* _INSTRUCTIONS TO FOLLOW_
Can you transcribe the data exactly? Leave the pictures out.

* _RAW DATA_
╔══

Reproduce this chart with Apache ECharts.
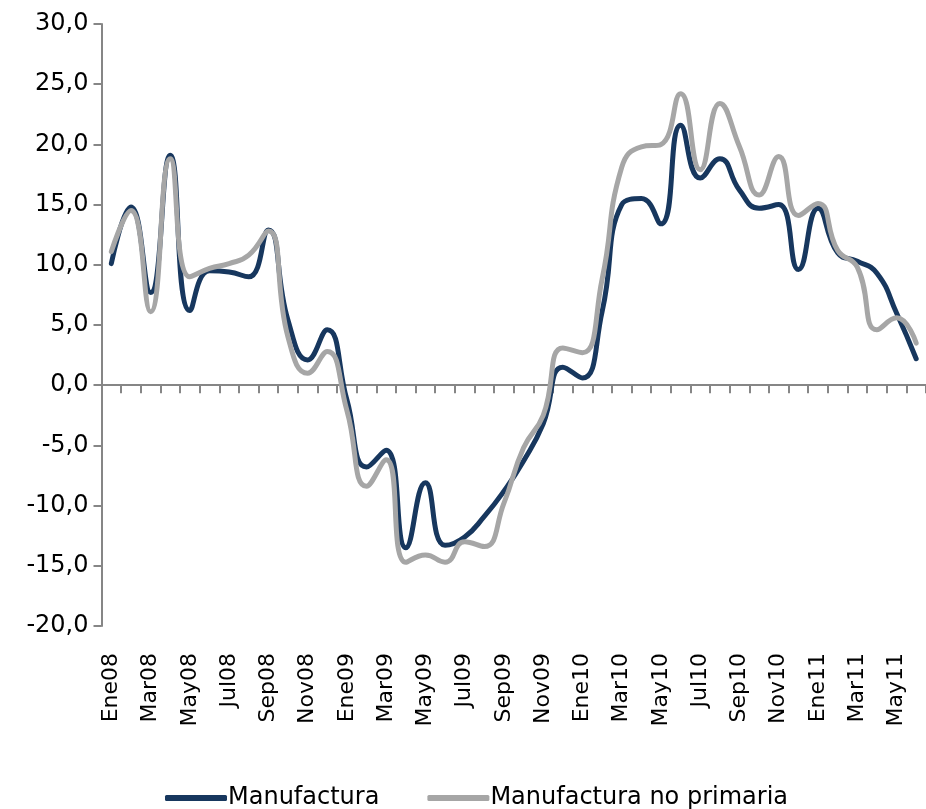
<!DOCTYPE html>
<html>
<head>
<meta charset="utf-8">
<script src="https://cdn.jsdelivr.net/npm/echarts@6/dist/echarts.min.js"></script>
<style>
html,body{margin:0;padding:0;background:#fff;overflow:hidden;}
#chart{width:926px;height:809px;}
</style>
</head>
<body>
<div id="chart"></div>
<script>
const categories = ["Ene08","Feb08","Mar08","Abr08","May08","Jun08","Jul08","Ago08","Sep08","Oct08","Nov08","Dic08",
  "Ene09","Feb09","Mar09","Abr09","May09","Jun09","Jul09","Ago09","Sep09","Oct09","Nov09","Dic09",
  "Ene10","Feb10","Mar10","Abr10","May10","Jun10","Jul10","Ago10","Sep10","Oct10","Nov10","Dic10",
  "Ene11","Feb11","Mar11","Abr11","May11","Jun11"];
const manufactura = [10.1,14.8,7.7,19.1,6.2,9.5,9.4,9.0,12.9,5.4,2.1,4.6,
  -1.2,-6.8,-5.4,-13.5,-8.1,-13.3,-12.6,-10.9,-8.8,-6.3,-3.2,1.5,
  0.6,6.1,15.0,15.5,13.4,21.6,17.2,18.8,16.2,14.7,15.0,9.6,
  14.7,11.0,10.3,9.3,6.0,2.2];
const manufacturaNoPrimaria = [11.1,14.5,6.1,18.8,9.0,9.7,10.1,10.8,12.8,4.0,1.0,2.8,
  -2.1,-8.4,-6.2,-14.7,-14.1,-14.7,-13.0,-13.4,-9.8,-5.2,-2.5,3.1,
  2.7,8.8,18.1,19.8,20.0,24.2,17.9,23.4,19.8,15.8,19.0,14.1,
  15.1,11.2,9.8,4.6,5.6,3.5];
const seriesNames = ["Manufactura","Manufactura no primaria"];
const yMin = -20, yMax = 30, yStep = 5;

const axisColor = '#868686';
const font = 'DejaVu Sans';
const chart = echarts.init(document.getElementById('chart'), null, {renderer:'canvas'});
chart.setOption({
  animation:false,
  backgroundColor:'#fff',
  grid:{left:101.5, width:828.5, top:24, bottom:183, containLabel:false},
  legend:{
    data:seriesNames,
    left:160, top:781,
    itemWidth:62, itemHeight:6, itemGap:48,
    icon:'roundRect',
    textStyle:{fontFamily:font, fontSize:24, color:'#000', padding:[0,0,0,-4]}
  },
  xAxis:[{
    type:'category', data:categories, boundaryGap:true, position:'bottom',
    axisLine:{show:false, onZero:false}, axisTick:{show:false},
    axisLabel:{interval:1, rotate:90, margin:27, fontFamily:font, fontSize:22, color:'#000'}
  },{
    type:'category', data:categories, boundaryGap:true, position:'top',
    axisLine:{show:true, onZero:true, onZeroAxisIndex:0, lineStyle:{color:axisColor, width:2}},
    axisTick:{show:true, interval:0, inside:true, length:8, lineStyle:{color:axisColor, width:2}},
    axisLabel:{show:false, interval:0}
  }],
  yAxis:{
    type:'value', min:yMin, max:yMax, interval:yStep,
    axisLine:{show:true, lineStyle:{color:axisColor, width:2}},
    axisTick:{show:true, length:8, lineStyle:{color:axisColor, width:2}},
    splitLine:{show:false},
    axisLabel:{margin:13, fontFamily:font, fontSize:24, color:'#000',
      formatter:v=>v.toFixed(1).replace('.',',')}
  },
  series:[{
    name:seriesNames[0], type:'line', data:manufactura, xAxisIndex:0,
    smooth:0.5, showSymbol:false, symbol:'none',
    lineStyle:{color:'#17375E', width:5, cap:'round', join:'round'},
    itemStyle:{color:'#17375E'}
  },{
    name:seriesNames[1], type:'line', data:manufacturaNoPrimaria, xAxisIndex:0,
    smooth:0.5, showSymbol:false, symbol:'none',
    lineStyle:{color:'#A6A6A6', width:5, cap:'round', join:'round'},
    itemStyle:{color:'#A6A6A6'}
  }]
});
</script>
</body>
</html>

╚══

* _EXPECTED ANSWER_
Reproduce this chart with Apache ECharts.
<!DOCTYPE html>
<html>
<head>
<meta charset="utf-8">
<script src="https://cdn.jsdelivr.net/npm/echarts@6/dist/echarts.min.js"></script>
<style>
html,body{margin:0;padding:0;background:#fff;overflow:hidden;}
#chart{width:926px;height:809px;}
</style>
</head>
<body>
<div id="chart"></div>
<script>
const categories = ["Ene08","Feb08","Mar08","Abr08","May08","Jun08","Jul08","Ago08","Sep08","Oct08","Nov08","Dic08",
  "Ene09","Feb09","Mar09","Abr09","May09","Jun09","Jul09","Ago09","Sep09","Oct09","Nov09","Dic09",
  "Ene10","Feb10","Mar10","Abr10","May10","Jun10","Jul10","Ago10","Sep10","Oct10","Nov10","Dic10",
  "Ene11","Feb11","Mar11","Abr11","May11","Jun11"];
const manufactura = [10.1,14.8,7.7,19.1,6.2,9.5,9.4,9.0,12.9,5.4,2.1,4.6,
  -1.2,-6.8,-5.4,-13.5,-8.1,-13.3,-12.6,-10.9,-8.8,-6.3,-3.2,1.5,
  0.6,6.1,15.0,15.5,13.4,21.6,17.2,18.8,16.2,14.7,15.0,9.6,
  14.7,11.0,10.3,9.3,6.0,2.2];
const manufacturaNoPrimaria = [11.1,14.5,6.1,18.8,9.0,9.7,10.1,10.8,12.8,4.0,1.0,2.8,
  -2.1,-8.4,-6.2,-14.7,-14.1,-14.7,-13.0,-13.4,-9.8,-5.2,-2.5,3.1,
  2.7,8.8,18.1,19.8,20.0,24.2,17.9,23.4,19.8,15.8,19.0,14.1,
  15.1,11.2,9.8,4.6,5.6,3.5];
const seriesNames = ["Manufactura","Manufactura no primaria"];
const yMin = -20, yMax = 30, yStep = 5;

const axisColor = '#868686';
const font = 'DejaVu Sans';
const chart = echarts.init(document.getElementById('chart'), null, {renderer:'canvas'});
chart.setOption({
  animation:false,
  backgroundColor:'#fff',
  grid:{left:101.5, width:828.5, top:24, bottom:183, containLabel:false},
  legend:{
    data:seriesNames,
    left:160, top:781,
    itemWidth:62, itemHeight:6, itemGap:48,
    icon:'roundRect',
    textStyle:{fontFamily:font, fontSize:24, color:'#000', padding:[0,0,0,-4]}
  },
  xAxis:[{
    type:'category', data:categories, boundaryGap:true, position:'bottom',
    axisLine:{show:false, onZero:false}, axisTick:{show:false},
    axisLabel:{interval:1, rotate:90, margin:27, fontFamily:font, fontSize:22, color:'#000'}
  },{
    type:'category', data:categories, boundaryGap:true, position:'top',
    axisLine:{show:true, onZero:true, onZeroAxisIndex:0, lineStyle:{color:axisColor, width:2}},
    axisTick:{show:true, interval:0, inside:true, length:8, lineStyle:{color:axisColor, width:2}},
    axisLabel:{show:false, interval:0}
  }],
  yAxis:{
    type:'value', min:yMin, max:yMax, interval:yStep,
    axisLine:{show:true, lineStyle:{color:axisColor, width:2}},
    axisTick:{show:true, length:8, lineStyle:{color:axisColor, width:2}},
    splitLine:{show:false},
    axisLabel:{margin:13, fontFamily:font, fontSize:24, color:'#000',
      formatter:v=>v.toFixed(1).replace('.',',')}
  },
  series:[{
    name:seriesNames[0], type:'line', data:manufactura, xAxisIndex:0,
    smooth:0.5, showSymbol:false, symbol:'none',
    lineStyle:{color:'#17375E', width:5, cap:'round', join:'round'},
    itemStyle:{color:'#17375E'}
  },{
    name:seriesNames[1], type:'line', data:manufacturaNoPrimaria, xAxisIndex:0,
    smooth:0.5, showSymbol:false, symbol:'none',
    lineStyle:{color:'#A6A6A6', width:5, cap:'round', join:'round'},
    itemStyle:{color:'#A6A6A6'}
  }]
});
</script>
</body>
</html>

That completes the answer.